Brown has spent 19 years reffing with the Westlock Minor Hockey Association and the last five as referee-in-chief where she assigned officials to games.

She stepped down from that role at the end of this season, but planned on putting in one more year as a ref to earn a 20-year pin, she said with a laugh.

“I don’t really know why I like doing it,” she mused. “I’m a bit bossy, that’s probably part of it. I’m actually a pretty confident person so that helps. It’s not the easiest thing to be a referee because people like to blame people for the breakdown of a game or a situation.”

Brown has collected plenty of wisdom through her time on the ice, and one lesson she has taken away is that human nature is a tough thing to manage.

“You better have the confidence, you better have the thick skin, you better have the ability to think quickly on you’re feet … If you don’t have any of those things, you probably won’t continue on because you won’t enjoy it.”

Although Brown was recognized for her 19 years, her career spans longer than that, starting with reffing ringette when she was 21. That commitment lasted a decade but she continued with playing the sport when she got married and had her son.

When her son turned six and it was his time to play hockey, Brown quit ringette because of the travel time and took up reffing for minor hockey when she was 36.

“I thought, ‘Hmm, I think I can ref hockey. If I can ref ringette, I can skate, why can’t I ref hockey,’” she recalled. “One of the things I really liked about it is that I’ve always loved to skate and it was allowing me to keep skating.”

Although she has reffed up to the bantam level and the occasional midget game, which can be tough to keep up with skating from end to end, her favourite is novice.

“I love novice because they’re so teachable and they still accord you a certain amount of respect that it seems like the older kids lose,” she said. “The thing that happens with novice is the teaching that goes on as a referee — teaching the kids where to be, where to go on the ice, where to stand when you’re starting.”

Some have even decided to become refs themselves, giving her more of an opportunity to know the kids.
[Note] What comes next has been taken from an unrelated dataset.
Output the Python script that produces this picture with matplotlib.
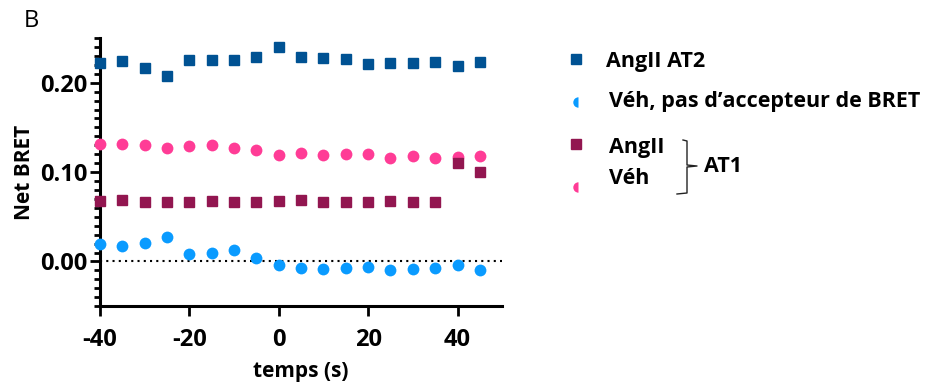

“I love reffing and if you’re there long enough, as many years as I’ve been there, you start to know who the kids are and talk to them on the ice. You almost have a small bit of a relationship with them.”

For a time she also reffed the women’s hockey games on Sunday nights, as well as the girls bantam team.

But most of the time she was the only woman on the ice.

“It’s a little strange being in a man’s world,” she said, noting that there was only ever one female ref in the association, and that was a bantam player.

Over time she also noticed that women and men handle the job differently. Her first clue was watching her son ref a novice game when he was 13. A player had been injured and she watched from the stands as the coach berated the two young referees the entire time. When she asked her son about it afterwards, he brushed it off and said he hadn’t noticed.

“It’s kind like the men being from Mars and the women from Venus,” she said.

“We are different and we handle things differently and I probably take things tougher than a man would, from what is said to me. I take it home and I muse over it and let it bug me more than I guy would.”

Even so, she always felt like she could do the job well.

“I never felt inferior as a woman doing the boys’ games. I never felt like I shouldn’t be doing it and a guy should be doing it. Never.”